───── Raw data ─────

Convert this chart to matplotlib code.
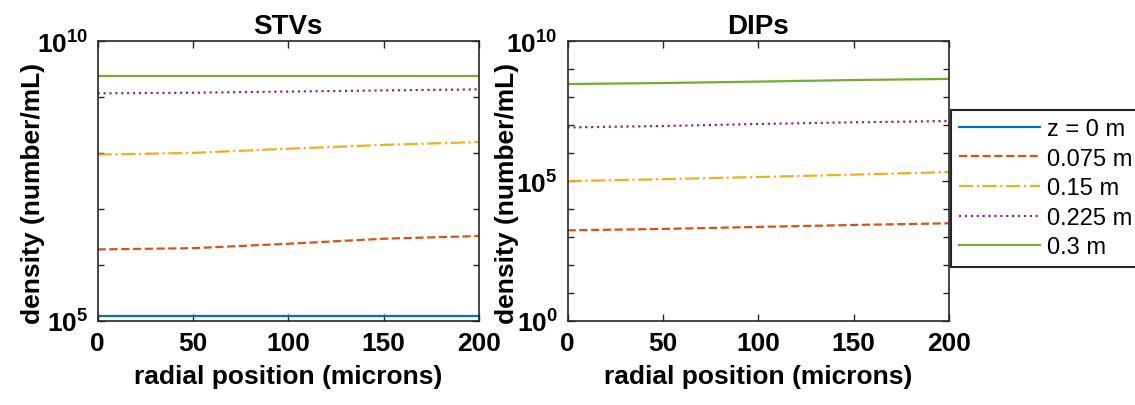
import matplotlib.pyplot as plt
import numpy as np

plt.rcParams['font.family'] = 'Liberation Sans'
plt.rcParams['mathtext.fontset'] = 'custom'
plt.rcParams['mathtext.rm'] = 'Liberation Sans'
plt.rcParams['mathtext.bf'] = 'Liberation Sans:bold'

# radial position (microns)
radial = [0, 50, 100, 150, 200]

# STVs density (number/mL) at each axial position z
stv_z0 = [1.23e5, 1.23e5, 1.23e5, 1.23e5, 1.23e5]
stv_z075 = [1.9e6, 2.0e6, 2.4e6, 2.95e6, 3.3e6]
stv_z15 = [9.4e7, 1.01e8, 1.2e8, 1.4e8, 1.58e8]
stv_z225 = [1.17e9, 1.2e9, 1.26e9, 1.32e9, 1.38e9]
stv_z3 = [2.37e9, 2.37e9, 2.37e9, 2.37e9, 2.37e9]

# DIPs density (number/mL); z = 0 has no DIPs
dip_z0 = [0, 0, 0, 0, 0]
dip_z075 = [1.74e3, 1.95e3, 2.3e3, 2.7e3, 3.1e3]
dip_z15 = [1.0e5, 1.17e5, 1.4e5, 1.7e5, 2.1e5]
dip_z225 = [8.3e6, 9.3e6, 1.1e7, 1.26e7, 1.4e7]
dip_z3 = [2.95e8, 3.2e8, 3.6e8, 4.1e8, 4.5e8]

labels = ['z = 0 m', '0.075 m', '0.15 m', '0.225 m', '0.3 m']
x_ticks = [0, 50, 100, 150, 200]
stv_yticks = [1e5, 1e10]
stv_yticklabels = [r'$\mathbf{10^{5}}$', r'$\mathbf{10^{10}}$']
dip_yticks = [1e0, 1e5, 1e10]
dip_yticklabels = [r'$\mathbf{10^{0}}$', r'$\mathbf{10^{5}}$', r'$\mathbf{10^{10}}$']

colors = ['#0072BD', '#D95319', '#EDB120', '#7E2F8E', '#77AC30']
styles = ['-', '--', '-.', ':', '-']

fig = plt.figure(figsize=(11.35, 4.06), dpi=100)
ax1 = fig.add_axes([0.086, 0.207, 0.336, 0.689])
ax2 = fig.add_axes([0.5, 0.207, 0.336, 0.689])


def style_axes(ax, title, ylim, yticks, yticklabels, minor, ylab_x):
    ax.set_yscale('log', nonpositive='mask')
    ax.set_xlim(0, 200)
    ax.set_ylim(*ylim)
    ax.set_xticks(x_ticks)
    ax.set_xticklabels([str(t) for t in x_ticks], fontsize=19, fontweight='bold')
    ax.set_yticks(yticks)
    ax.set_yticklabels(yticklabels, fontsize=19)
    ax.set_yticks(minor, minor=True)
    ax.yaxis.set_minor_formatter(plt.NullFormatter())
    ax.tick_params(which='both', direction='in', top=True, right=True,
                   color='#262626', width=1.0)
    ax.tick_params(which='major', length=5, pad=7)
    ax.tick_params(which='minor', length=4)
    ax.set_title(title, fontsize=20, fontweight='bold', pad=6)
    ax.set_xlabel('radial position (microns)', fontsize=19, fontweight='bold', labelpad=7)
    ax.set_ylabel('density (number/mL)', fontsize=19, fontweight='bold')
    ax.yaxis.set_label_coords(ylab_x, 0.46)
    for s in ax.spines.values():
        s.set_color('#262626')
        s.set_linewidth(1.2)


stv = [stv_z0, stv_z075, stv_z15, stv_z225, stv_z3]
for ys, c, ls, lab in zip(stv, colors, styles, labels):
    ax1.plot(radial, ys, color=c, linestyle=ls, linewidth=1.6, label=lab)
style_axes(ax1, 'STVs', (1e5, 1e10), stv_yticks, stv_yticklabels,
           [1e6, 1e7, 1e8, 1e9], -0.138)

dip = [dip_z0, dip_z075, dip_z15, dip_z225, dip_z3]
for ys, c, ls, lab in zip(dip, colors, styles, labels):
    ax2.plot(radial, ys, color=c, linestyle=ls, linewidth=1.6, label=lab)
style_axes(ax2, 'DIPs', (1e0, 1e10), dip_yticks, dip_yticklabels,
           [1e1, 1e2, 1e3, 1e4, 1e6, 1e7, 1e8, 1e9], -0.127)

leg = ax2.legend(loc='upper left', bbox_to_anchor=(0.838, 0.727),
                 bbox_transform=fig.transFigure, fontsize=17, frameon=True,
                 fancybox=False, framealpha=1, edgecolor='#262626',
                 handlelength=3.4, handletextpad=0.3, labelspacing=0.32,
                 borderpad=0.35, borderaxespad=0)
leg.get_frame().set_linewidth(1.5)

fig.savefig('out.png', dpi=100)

─────

* Aim of the exercise *
Give back exactly the lines from the first line of the data through the line with "radial = [0, 50, 100, 150, 200]", pictures excluded.

* Completed task *
Convert this chart to matplotlib code.
import matplotlib.pyplot as plt
import numpy as np

plt.rcParams['font.family'] = 'Liberation Sans'
plt.rcParams['mathtext.fontset'] = 'custom'
plt.rcParams['mathtext.rm'] = 'Liberation Sans'
plt.rcParams['mathtext.bf'] = 'Liberation Sans:bold'

# radial position (microns)
radial = [0, 50, 100, 150, 200]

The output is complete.